Dataset extract start

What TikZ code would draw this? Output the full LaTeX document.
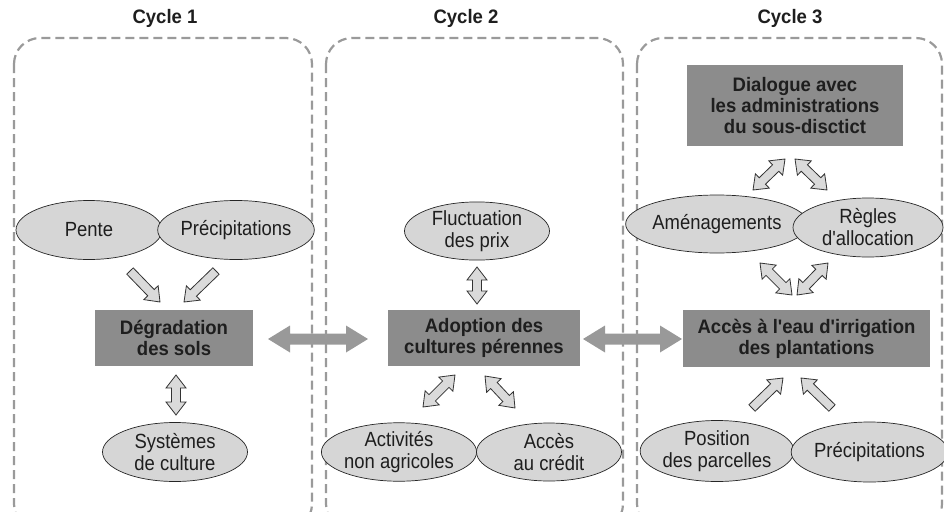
\documentclass[tikz,border=0pt]{standalone}
\usepackage{fontspec}
\setmainfont{Liberation Sans}[Ligatures=TeXOff]
\newfontfamily\regf{Liberation Sans}[Ligatures=TeXOff, FakeStretch=0.9]
\newfontfamily\boldf{Liberation Sans Bold}[Ligatures=TeXOff, FakeStretch=0.95]
\usetikzlibrary{calc,shapes.geometric}
\definecolor{panelgray}{HTML}{9A9A9A}
\definecolor{boxgray}{HTML}{8C8C8C}
\definecolor{ellgray}{HTML}{D6D6D6}
\definecolor{arrgray}{HTML}{DADADA}
\definecolor{bigarr}{HTML}{999999}
\definecolor{txt}{HTML}{1E1E1E}
% single block arrow: #1 style, #2 start, #3 tip, #4 shaft half width, #5 head half width, #6 head length
\newcommand\sarr[6]{%
  \coordinate (hb) at ($(#3)!#6!(#2)$);
  \draw[#1] ($(#2)!#4!90:(#3)$) -- ($(hb)!#4!90:(#3)$) -- ($(hb)!#5!90:(#3)$) -- (#3)
    -- ($(hb)!#5!-90:(#3)$) -- ($(hb)!#4!-90:(#3)$) -- ($(#2)!#4!-90:(#3)$) -- cycle;}
% double block arrow
\newcommand\darr[6]{%
  \coordinate (ha) at ($(#2)!#6!(#3)$);
  \coordinate (hb) at ($(#3)!#6!(#2)$);
  \draw[#1] (#2) -- ($(ha)!#5!90:(#3)$) -- ($(ha)!#4!90:(#3)$) -- ($(hb)!#4!90:(#3)$)
    -- ($(hb)!#5!90:(#3)$) -- (#3) -- ($(hb)!#5!-90:(#3)$) -- ($(hb)!#4!-90:(#3)$)
    -- ($(ha)!#4!-90:(#3)$) -- ($(ha)!#5!-90:(#3)$) -- cycle;}
\tikzset{
  panel/.style={draw=panelgray, line width=2.2pt, dash pattern=on 9pt off 5pt, rounded corners=26pt},
  title/.style={font=\boldf\fontsize{19.5}{21}\selectfont, text=txt},
  dbox/.style={rectangle, fill=boxgray, inner sep=0pt, font=\boldf\fontsize{19.5}{21}\selectfont, text=txt, align=center},
  ell/.style={ellipse, draw=black!85, line width=0.7pt, fill=ellgray, inner sep=0pt, font=\regf\fontsize{20.5}{22}\selectfont, text=txt, align=center},
  hollow/.style={draw=black!80, line width=0.8pt, fill=arrgray, line join=miter},
  bigar/.style={fill=bigarr, draw=none}
}
\begin{document}
\begin{tikzpicture}[x=1pt, y=-1pt]
\useasboundingbox (0,0) rectangle (944,511);

% big gray double arrows (under the panels)
\coordinate (b1a) at (268,339); \coordinate (b1b) at (368,339);
\coordinate (b2a) at (583,339); \coordinate (b2b) at (682,339);
\darr{bigar}{b1a}{b1b}{5.5pt}{13.5pt}{22pt}
\darr{bigar}{b2a}{b2b}{5.5pt}{13.5pt}{22pt}

% panels
\draw[panel] (14,38) rectangle (312,530);
\draw[panel] (326,38) rectangle (623,530);
\draw[panel] (637,38) rectangle (942,530);

% titles
\node[title] (t1) at (165,18) {Cycle 1};
\node[title] (t2) at (466,18) {Cycle 2};
\node[title] (t3) at (790,18) {Cycle 3};

% Cycle 1
\node[ell, minimum width=146pt, minimum height=59pt] (pente) at (89,230) {Pente};
\node[ell, minimum width=147pt, minimum height=59pt] (prec1) at (236,230) {Précipitations};
\node[dbox, minimum width=158pt, minimum height=56pt] (deg) at (174,338) {Dégradation\\des sols};
\node[ell, minimum width=145pt, minimum height=59pt] (syst) at (175,452) {Systèmes\\de culture};

% Cycle 2
\node[ell, minimum width=145pt, minimum height=58pt] (fluct) at (477,231) {Fluctuation\\des prix};
\node[dbox, minimum width=192pt, minimum height=56pt] (adop) at (484,338) {Adoption des\\cultures pérennes};
\node[ell, minimum width=145pt, minimum height=58pt] (activ) at (399,452) {Activités\\non agricoles};
\node[ell, minimum width=145pt, minimum height=58pt] (cred) at (549,452) {Accès\\au crédit};

% Cycle 3
\node[dbox, minimum width=216pt, minimum height=81pt] (dial) at (795,105.5) {Dialogue avec\\les administrations\\du sous-disctict};
\node[ell, minimum width=150pt, minimum height=58pt] (amen) at (717,224) {Aménagements};
\node[ell, minimum width=150pt, minimum height=59pt] (regl) at (868,227.5) {Règles\\d'allocation};
\node[dbox, minimum width=247pt, minimum height=57pt] (acces) at (806.5,338.5) {Accès à l'eau d'irrigation\\des plantations};
\node[ell, minimum width=150pt, minimum height=61pt] (posit) at (717,451) {Position\\des parcelles};
\node[ell, minimum width=145pt, minimum height=60pt] (prec3) at (869.5,452) {Précipitations};

% hollow arrows
\coordinate (a1s) at (130,271); \coordinate (a1e) at (160,302);
\coordinate (a2s) at (216,271); \coordinate (a2e) at (184,302);
\sarr{hollow}{a1s}{a1e}{4.5pt}{10pt}{13pt}
\sarr{hollow}{a2s}{a2e}{4.5pt}{10pt}{13pt}
\coordinate (a3s) at (176,375); \coordinate (a3e) at (176,415);
\darr{hollow}{a3s}{a3e}{4.5pt}{10pt}{13pt}

\coordinate (a4s) at (477,267); \coordinate (a4e) at (477,304);
\darr{hollow}{a4s}{a4e}{4.5pt}{10pt}{13pt}
\coordinate (a5s) at (455,375); \coordinate (a5e) at (423,407);
\darr{hollow}{a5s}{a5e}{4.5pt}{10pt}{13pt}
\coordinate (a6s) at (485,376); \coordinate (a6e) at (515,408);
\darr{hollow}{a6s}{a6e}{4.5pt}{10pt}{13pt}

\coordinate (a7s) at (785,159); \coordinate (a7e) at (753,190);
\darr{hollow}{a7s}{a7e}{4.5pt}{10pt}{13pt}
\coordinate (a8s) at (795,159); \coordinate (a8e) at (827,190);
\darr{hollow}{a8s}{a8e}{4.5pt}{10pt}{13pt}
\coordinate (a9s) at (760,263); \coordinate (a9e) at (792,295);
\darr{hollow}{a9s}{a9e}{4.5pt}{10pt}{13pt}
\coordinate (a10s) at (828,263); \coordinate (a10e) at (797,295);
\darr{hollow}{a10s}{a10e}{4.5pt}{10pt}{13pt}
\coordinate (a11s) at (752,408); \coordinate (a11e) at (783,378);
\sarr{hollow}{a11s}{a11e}{4.5pt}{10pt}{13pt}
\coordinate (a12s) at (832,408); \coordinate (a12e) at (801,378);
\sarr{hollow}{a12s}{a12e}{4.5pt}{10pt}{13pt}
\end{tikzpicture}
\end{document}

Dataset extract end

__Task goal__
Working from the material above, transcribe it exactly while omitting pictures.

__The reply__
What TikZ code would draw this? Output the full LaTeX document.
\documentclass[tikz,border=0pt]{standalone}
\usepackage{fontspec}
\setmainfont{Liberation Sans}[Ligatures=TeXOff]
\newfontfamily\regf{Liberation Sans}[Ligatures=TeXOff, FakeStretch=0.9]
\newfontfamily\boldf{Liberation Sans Bold}[Ligatures=TeXOff, FakeStretch=0.95]
\usetikzlibrary{calc,shapes.geometric}
\definecolor{panelgray}{HTML}{9A9A9A}
\definecolor{boxgray}{HTML}{8C8C8C}
\definecolor{ellgray}{HTML}{D6D6D6}
\definecolor{arrgray}{HTML}{DADADA}
\definecolor{bigarr}{HTML}{999999}
\definecolor{txt}{HTML}{1E1E1E}
% single block arrow: #1 style, #2 start, #3 tip, #4 shaft half width, #5 head half width, #6 head length
\newcommand\sarr[6]{%
  \coordinate (hb) at ($(#3)!#6!(#2)$);
  \draw[#1] ($(#2)!#4!90:(#3)$) -- ($(hb)!#4!90:(#3)$) -- ($(hb)!#5!90:(#3)$) -- (#3)
    -- ($(hb)!#5!-90:(#3)$) -- ($(hb)!#4!-90:(#3)$) -- ($(#2)!#4!-90:(#3)$) -- cycle;}
% double block arrow
\newcommand\darr[6]{%
  \coordinate (ha) at ($(#2)!#6!(#3)$);
  \coordinate (hb) at ($(#3)!#6!(#2)$);
  \draw[#1] (#2) -- ($(ha)!#5!90:(#3)$) -- ($(ha)!#4!90:(#3)$) -- ($(hb)!#4!90:(#3)$)
    -- ($(hb)!#5!90:(#3)$) -- (#3) -- ($(hb)!#5!-90:(#3)$) -- ($(hb)!#4!-90:(#3)$)
    -- ($(ha)!#4!-90:(#3)$) -- ($(ha)!#5!-90:(#3)$) -- cycle;}
\tikzset{
  panel/.style={draw=panelgray, line width=2.2pt, dash pattern=on 9pt off 5pt, rounded corners=26pt},
  title/.style={font=\boldf\fontsize{19.5}{21}\selectfont, text=txt},
  dbox/.style={rectangle, fill=boxgray, inner sep=0pt, font=\boldf\fontsize{19.5}{21}\selectfont, text=txt, align=center},
  ell/.style={ellipse, draw=black!85, line width=0.7pt, fill=ellgray, inner sep=0pt, font=\regf\fontsize{20.5}{22}\selectfont, text=txt, align=center},
  hollow/.style={draw=black!80, line width=0.8pt, fill=arrgray, line join=miter},
  bigar/.style={fill=bigarr, draw=none}
}
\begin{document}
\begin{tikzpicture}[x=1pt, y=-1pt]
\useasboundingbox (0,0) rectangle (944,511);

% big gray double arrows (under the panels)
\coordinate (b1a) at (268,339); \coordinate (b1b) at (368,339);
\coordinate (b2a) at (583,339); \coordinate (b2b) at (682,339);
\darr{bigar}{b1a}{b1b}{5.5pt}{13.5pt}{22pt}
\darr{bigar}{b2a}{b2b}{5.5pt}{13.5pt}{22pt}

% panels
\draw[panel] (14,38) rectangle (312,530);
\draw[panel] (326,38) rectangle (623,530);
\draw[panel] (637,38) rectangle (942,530);

% titles
\node[title] (t1) at (165,18) {Cycle 1};
\node[title] (t2) at (466,18) {Cycle 2};
\node[title] (t3) at (790,18) {Cycle 3};

% Cycle 1
\node[ell, minimum width=146pt, minimum height=59pt] (pente) at (89,230) {Pente};
\node[ell, minimum width=147pt, minimum height=59pt] (prec1) at (236,230) {Précipitations};
\node[dbox, minimum width=158pt, minimum height=56pt] (deg) at (174,338) {Dégradation\\des sols};
\node[ell, minimum width=145pt, minimum height=59pt] (syst) at (175,452) {Systèmes\\de culture};

% Cycle 2
\node[ell, minimum width=145pt, minimum height=58pt] (fluct) at (477,231) {Fluctuation\\des prix};
\node[dbox, minimum width=192pt, minimum height=56pt] (adop) at (484,338) {Adoption des\\cultures pérennes};
\node[ell, minimum width=145pt, minimum height=58pt] (activ) at (399,452) {Activités\\non agricoles};
\node[ell, minimum width=145pt, minimum height=58pt] (cred) at (549,452) {Accès\\au crédit};

% Cycle 3
\node[dbox, minimum width=216pt, minimum height=81pt] (dial) at (795,105.5) {Dialogue avec\\les administrations\\du sous-disctict};
\node[ell, minimum width=150pt, minimum height=58pt] (amen) at (717,224) {Aménagements};
\node[ell, minimum width=150pt, minimum height=59pt] (regl) at (868,227.5) {Règles\\d'allocation};
\node[dbox, minimum width=247pt, minimum height=57pt] (acces) at (806.5,338.5) {Accès à l'eau d'irrigation\\des plantations};
\node[ell, minimum width=150pt, minimum height=61pt] (posit) at (717,451) {Position\\des parcelles};
\node[ell, minimum width=145pt, minimum height=60pt] (prec3) at (869.5,452) {Précipitations};

% hollow arrows
\coordinate (a1s) at (130,271); \coordinate (a1e) at (160,302);
\coordinate (a2s) at (216,271); \coordinate (a2e) at (184,302);
\sarr{hollow}{a1s}{a1e}{4.5pt}{10pt}{13pt}
\sarr{hollow}{a2s}{a2e}{4.5pt}{10pt}{13pt}
\coordinate (a3s) at (176,375); \coordinate (a3e) at (176,415);
\darr{hollow}{a3s}{a3e}{4.5pt}{10pt}{13pt}

\coordinate (a4s) at (477,267); \coordinate (a4e) at (477,304);
\darr{hollow}{a4s}{a4e}{4.5pt}{10pt}{13pt}
\coordinate (a5s) at (455,375); \coordinate (a5e) at (423,407);
\darr{hollow}{a5s}{a5e}{4.5pt}{10pt}{13pt}
\coordinate (a6s) at (485,376); \coordinate (a6e) at (515,408);
\darr{hollow}{a6s}{a6e}{4.5pt}{10pt}{13pt}

\coordinate (a7s) at (785,159); \coordinate (a7e) at (753,190);
\darr{hollow}{a7s}{a7e}{4.5pt}{10pt}{13pt}
\coordinate (a8s) at (795,159); \coordinate (a8e) at (827,190);
\darr{hollow}{a8s}{a8e}{4.5pt}{10pt}{13pt}
\coordinate (a9s) at (760,263); \coordinate (a9e) at (792,295);
\darr{hollow}{a9s}{a9e}{4.5pt}{10pt}{13pt}
\coordinate (a10s) at (828,263); \coordinate (a10e) at (797,295);
\darr{hollow}{a10s}{a10e}{4.5pt}{10pt}{13pt}
\coordinate (a11s) at (752,408); \coordinate (a11e) at (783,378);
\sarr{hollow}{a11s}{a11e}{4.5pt}{10pt}{13pt}
\coordinate (a12s) at (832,408); \coordinate (a12e) at (801,378);
\sarr{hollow}{a12s}{a12e}{4.5pt}{10pt}{13pt}
\end{tikzpicture}
\end{document}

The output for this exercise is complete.